→ Instructions to follow:
Reproduce each line that includes the word "using".

→ Source material:

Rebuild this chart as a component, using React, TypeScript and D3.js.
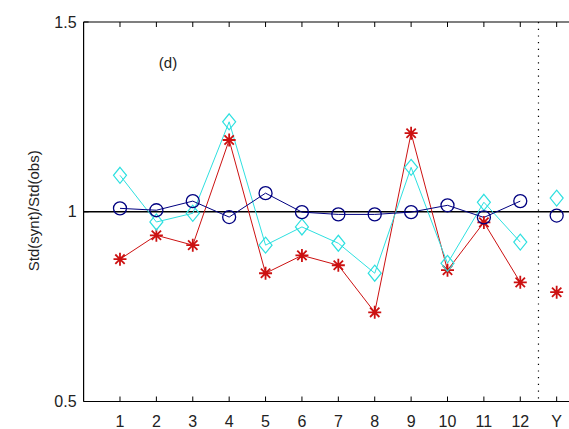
import React from "react";
import * as d3 from "d3";

const months = ["1", "2", "3", "4", "5", "6", "7", "8", "9", "10", "11", "12"];
const xTickLabels = ["1", "2", "3", "4", "5", "6", "7", "8", "9", "10", "11", "12", "Y"];
const yTicks = [0.5, 1, 1.5];

const circleSeries = [1.009, 1.004, 1.028, 0.986, 1.049, 0.999, 0.993, 0.993, 0.999, 1.017, 0.985, 1.028];
const circleYear = 0.99;
const diamondSeries = [1.096, 0.973, 0.996, 1.237, 0.912, 0.96, 0.917, 0.838, 1.117, 0.864, 1.025, 0.92];
const diamondYear = 1.036;
const starSeries = [0.875, 0.938, 0.912, 1.189, 0.838, 0.885, 0.859, 0.735, 1.207, 0.846, 0.972, 0.814];
const starYear = 0.788;

const W = 569;
const H = 429;

export default function App() {
  const x = d3.scaleLinear().domain([0, 14]).range([83.6, 83.6 + 14 * 36.39]);
  const y = d3.scaleLinear().domain([0.5, 1.5]).range([401.5, 22]);
  const left = x(0);
  const right = x(14);
  const top = y(1.5);
  const bottom = y(0.5);

  const pts = (arr: number[]) => arr.map((v, i) => [x(i + 1), y(v)] as [number, number]);
  const line = d3.line<[number, number]>();

  const navy = "#000080";
  const cyan = "#2ee0e0";
  const red = "#cc1111";

  const star = (cx: number, cy: number, k: string) => {
    const r = 6.5;
    const d = r * 0.72;
    return (
      <path
        key={k}
        d={`M${cx - r},${cy}L${cx + r},${cy}M${cx},${cy - r}L${cx},${cy + r}M${cx - d},${cy - d}L${cx + d},${cy + d}M${cx - d},${cy + d}L${cx + d},${cy - d}`}
        stroke={red}
        strokeWidth={1.8}
        fill="none"
      />
    );
  };
  const diamond = (cx: number, cy: number, k: string) => (
    <path
      key={k}
      d={`M${cx},${cy - 8}L${cx + 6.5},${cy}L${cx},${cy + 8}L${cx - 6.5},${cy}Z`}
      stroke={cyan}
      strokeWidth={1.2}
      fill="none"
    />
  );
  const circ = (cx: number, cy: number, k: string) => (
    <circle key={k} cx={cx} cy={cy} r={6.5} stroke={navy} strokeWidth={1.3} fill="none" />
  );

  const xTickVals = xTickLabels.map((_, i) => i + 1);
  const font = "'Liberation Sans', Arial, sans-serif";

  return (
    <svg width={W} height={H} style={{ position: "absolute", left: 0, top: 0, background: "#fff" }}>
      <rect x={0} y={0} width={W} height={H} fill="#fff" />
      {/* reference line at 1 */}
      <line x1={left} x2={right} y1={y(1)} y2={y(1)} stroke="#000" strokeWidth={1.3} />
      {/* dotted separator */}
      <line x1={x(12.5)} x2={x(12.5)} y1={top} y2={bottom} stroke="#000" strokeWidth={1.2} strokeDasharray="1.2,5.5" />

      {/* series lines */}
      <path d={line(pts(starSeries)) || ""} stroke={red} strokeWidth={1} fill="none" />
      <path d={line(pts(diamondSeries)) || ""} stroke={cyan} strokeWidth={1} fill="none" />
      <path d={line(pts(circleSeries)) || ""} stroke={navy} strokeWidth={1} fill="none" />

      {pts(starSeries).map(([px, py], i) => star(px, py, "s" + i))}
      {star(x(13), y(starYear), "sy")}
      {pts(diamondSeries).map(([px, py], i) => diamond(px, py, "d" + i))}
      {diamond(x(13), y(diamondYear), "dy")}
      {pts(circleSeries).map(([px, py], i) => circ(px, py, "c" + i))}
      {circ(x(13), y(circleYear), "cy")}

      {/* axes box */}
      <line x1={left} x2={right} y1={bottom} y2={bottom} stroke="#000" strokeWidth={1.2} />
      <line x1={left} x2={right} y1={top} y2={top} stroke="#000" strokeWidth={1.2} />
      <line x1={left} x2={left} y1={top} y2={bottom} stroke="#000" strokeWidth={1.2} />

      {xTickVals.map((v, i) => (
        <g key={"xt" + i}>
          <line x1={x(v)} x2={x(v)} y1={bottom} y2={bottom - 5} stroke="#000" strokeWidth={1} />
          <line x1={x(v)} x2={x(v)} y1={top} y2={top + 5} stroke="#000" strokeWidth={1} />
          <text x={x(v)} y={bottom + 25} textAnchor="middle" fontFamily={font} fontSize={16} fill="#222">
            {xTickLabels[i]}
          </text>
        </g>
      ))}
      {yTicks.map((v) => (
        <g key={"yt" + v}>
          <line x1={left} x2={left + 5} y1={y(v)} y2={y(v)} stroke="#000" strokeWidth={1} />
          <text x={left - 7} y={y(v)} dy="0.35em" textAnchor="end" fontFamily={font} fontSize={16} fill="#222">
            {v === 1 ? "1" : String(v)}
          </text>
        </g>
      ))}

      <text x={168} y={68} textAnchor="middle" fontFamily={font} fontSize={15} fill="#222">
        (d)
      </text>
      <text
        transform={`translate(39,${y(1) - 1}) rotate(-90)`}
        textAnchor="middle"
        fontFamily={font}
        fontSize={15}
        fill="#222"
      >
        Std(synt)/Std(obs)
      </text>
    </svg>
  );
}
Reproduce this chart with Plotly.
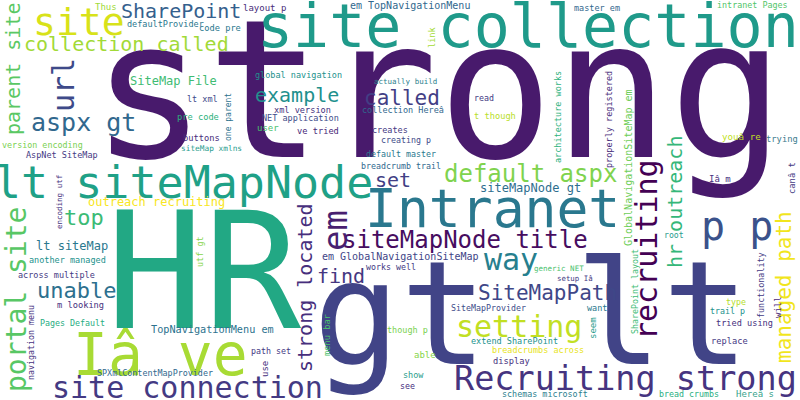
import plotly.graph_objects as go

# Word cloud: words, font size (weight), centre position, rotation, colour
WORDS = [
    "strong", "HR", "gt lt", "site collection", "site", "SharePoint",
    "collection called", "parent site", "url", "aspx gt", "lt siteMapNode",
    "Intranet", "siteMapNode title", "way", "SiteMapPath", "setting",
    "default aspx", "siteMapNode gt", "called", "example", "set", "em",
    "strong located", "find", "p p", "recruiting", "hr outreach",
    "managed path", "Iâ ve", "site connection", "Recruiting strong", "top",
    "unable", "lt siteMap", "portal site", "outreach recruiting",
    "GlobalNavigationSiteMap em", "em GlobalNavigationSiteMap",
    "TopNavigationMenu em", "em TopNavigationMenu",
    # small words
    "Thus", "layout p", "defaultProvider", "code pre", "SiteMap File",
    "global navigation", "lt xml", "pre code", "one parent", "xml version",
    "NET application", "user", "ve tried", "version encoding", "buttons",
    "AspNet SiteMap", "siteMap xmlns", "actually build", "collection Hereâ",
    "creates", "creating p", "default master", "breadcrumb trail", "read",
    "t though", "link", "master em", "intranet Pages", "architecture works",
    "properly registered", "youâ re", "trying", "Iâ m", "canâ t",
    "another managed", "across multiple", "m looking", "Pages Default",
    "navigation menu", "encoding utf", "utf gt", "SPXmlContentMapProvider",
    "path set", "use", "menu bar", "works well", "though p", "able", "show",
    "see", "generic NET", "setup Iâ", "SiteMapProvider", "want", "seem",
    "SharePoint layout", "extend SharePoint", "breadcrumbs across",
    "display", "schemas microsoft", "bread crumbs", "Hereâ s", "root",
    "functionality", "will", "type", "trail p", "tried using", "replace",
]

SIZES = [
    192, 162, 145, 60, 38, 20,
    20, 20, 30, 25, 45,
    53, 24, 30, 21, 30,
    24, 12, 21, 20, 20, 34,
    20, 20, 40, 30, 20,
    21, 58, 30, 33.5, 22,
    22, 12, 28, 12,
    10, 10,
    10.2, 10,
    9, 9, 8.5, 8.7, 12,
    8.5, 8.5, 8.7, 8, 8.6,
    8.5, 9, 8.7, 8.4, 8.7,
    8.5, 7.8, 7.5, 8.5,
    8.5, 8.3, 8.3, 8.3, 8.3,
    8.7, 8.6, 8.5, 8.4, 8.5,
    8.5, 9.2, 8.8, 9, 8.8,
    8.5, 8.5, 8.7, 8.3,
    8.3, 7.5, 8.5, 8.4,
    8.3, 9, 8.7, 8.3, 8.5, 9, 8.5,
    8.3, 7.5, 7.4, 8.3, 8.5, 9,
    8.3, 8.5, 8.5,
    8.7, 8.4, 8.3, 9, 8.2,
    8.4, 9, 8.3, 8.3, 8.6, 8.7,
]

X = [
    438, 204, 531, 528, 79, 181,
    126, 13, 63, 83, 183,
    492, 465, 511, 547, 519,
    530, 530, 402, 297, 393, 335,
    305, 341, 737, 646, 675,
    784, 160, 187, 625, 84,
    76, 72, 16, 156,
    628, 400,
    212, 410,
    106, 264, 165, 220, 173,
    298, 202, 198, 228, 302,
    300, 268, 318, 42, 201,
    62, 211, 405, 403,
    390, 406, 401, 401, 484,
    495, 432, 597, 752, 558,
    609, 741, 782, 720, 792,
    67, 56, 80, 72,
    31, 59, 200, 155,
    271, 265, 327, 391, 407, 425, 413,
    407, 559, 575, 488, 597, 593,
    635, 514, 538,
    511, 545, 689, 755, 674,
    761, 778, 736, 727, 744, 729,
]

Y = [
    90, 272, 313, 26, 22, 11,
    44, 69, 85, 122, 182,
    208, 240, 259, 293, 326,
    174, 188, 98, 95, 180, 231,
    288, 276, 226, 250, 202,
    287, 355, 387, 378, 217,
    290, 246, 300, 202,
    168, 256,
    329, 5,
    7, 8, 23.5, 28, 81,
    75, 99, 117, 117, 110,
    118, 128, 131, 145, 138,
    155, 148, 81, 110,
    130, 140, 154, 166, 98,
    116, 37, 8, 5, 117,
    120, 136, 139, 179, 178,
    260, 275, 305, 323,
    343, 202, 252, 373,
    351, 369, 335, 267, 330, 355, 375,
    386, 268, 278, 308, 308, 328,
    292, 341, 350,
    361, 394, 394, 394, 235,
    285, 307, 302, 311, 323, 341,
]

ANGLES = [
    0, 0, 0, 0, 0, 0,
    0, -90, -90, 0, 0,
    0, 0, 0, 0, 0,
    0, 0, 0, 0, 0, -90,
    -90, 0, 0, -90, -90,
    -90, 0, 0, 0, 0,
    0, 0, -90, 0,
    -90, 0,
    0, 0,
    0, 0, 0, 0, 0,
    0, 0, 0, -90, 0,
    0, 0, 0, 0, 0,
    0, 0, 0, 0,
    0, 0, 0, 0, 0,
    0, -90, 0, 0, -90,
    -90, 0, 0, 0, -90,
    0, 0, 0, 0,
    -90, -90, -90, 0,
    0, -90, -90, 0, 0, 0, 0,
    0, 0, 0, 0, 0, -90,
    -90, 0, 0,
    0, 0, 0, 0, 0,
    -90, -90, 0, 0, 0, 0,
]

COLORS = [
    "#481a6c", "#22a884", "#414487", "#1f9a8a", "#d8e219", "#35608d",
    "#a2da37", "#5ac864", "#3e4a89", "#31688e", "#1fa187",
    "#2a788e", "#470d60", "#277f8e", "#3f4788", "#c2df23",
    "#7fd34e", "#2e6e8e", "#433e85", "#21908d", "#423f85", "#481f70",
    "#472f7d", "#453781", "#3b528b", "#440154", "#35b779",
    "#f1e51d", "#a8db34", "#443a83", "#463480", "#3cbb75",
    "#2d708e", "#2a788e", "#58c765", "#f8e621",
    "#6ece58", "#414487",
    "#2c728e", "#31688e",
    "#a0da39", "#472c7a", "#2a788e", "#2a788e", "#3fbc73",
    "#21918c", "#3e4a89", "#2db27d", "#2c728e", "#46327e",
    "#3e4c8a", "#4ac16d", "#482878", "#7ad151", "#472d7b",
    "#443983", "#2a9d8e", "#2c7f8e", "#31688e",
    "#443983", "#3e4a89", "#2a788e", "#31688e", "#443983",
    "#b8de29", "#a5db36", "#31688e", "#52c569", "#2db27d",
    "#472d7b", "#c2df23", "#3b7b8e", "#46307e", "#443983",
    "#21918c", "#443983", "#46307e", "#27ad81",
    "#46307e", "#46307e", "#86d549", "#31688e",
    "#443983", "#46307e", "#4ac16d", "#443983", "#7ad151", "#86d549", "#2a9d8c",
    "#46307e", "#4ac16d", "#443983", "#3e4c8a", "#2a788e", "#2a9d8e",
    "#3dbc74", "#21918c", "#e8e419",
    "#46307e", "#2c7f8e", "#29af7f", "#37a38b", "#2a9d8e",
    "#443983", "#482878", "#b5de2b", "#21918c", "#46307e", "#443983",
]

FONT = "DejaVu Sans Mono"


def main():
    fig = go.Figure()

    annotations = []
    for word, size, x, y, ang, col in zip(WORDS, SIZES, X, Y, ANGLES, COLORS):
        annotations.append(dict(
            text=word,
            x=x, y=y,
            xref="x", yref="y",
            xanchor="center", yanchor="middle",
            textangle=ang,
            showarrow=False,
            font=dict(family=FONT, size=size, color=col),
        ))

    fig.update_layout(
        width=800,
        height=400,
        margin=dict(l=0, r=0, t=0, b=0),
        paper_bgcolor="white",
        plot_bgcolor="white",
        xaxis=dict(range=[0, 800], visible=False, fixedrange=True),
        yaxis=dict(range=[400, 0], visible=False, fixedrange=True),
        annotations=annotations,
        showlegend=False,
    )

    # page body margin would push the 800x400 canvas off by 8px
    fig.write_html(
        "out.html",
        config={"displayModeBar": False},
        post_script="document.body.style.margin='0';",
    )


if __name__ == "__main__":
    main()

→ Written reply:
Rebuild this chart as a component, using React, TypeScript and D3.js.
    "functionality", "will", "type", "trail p", "tried using", "replace",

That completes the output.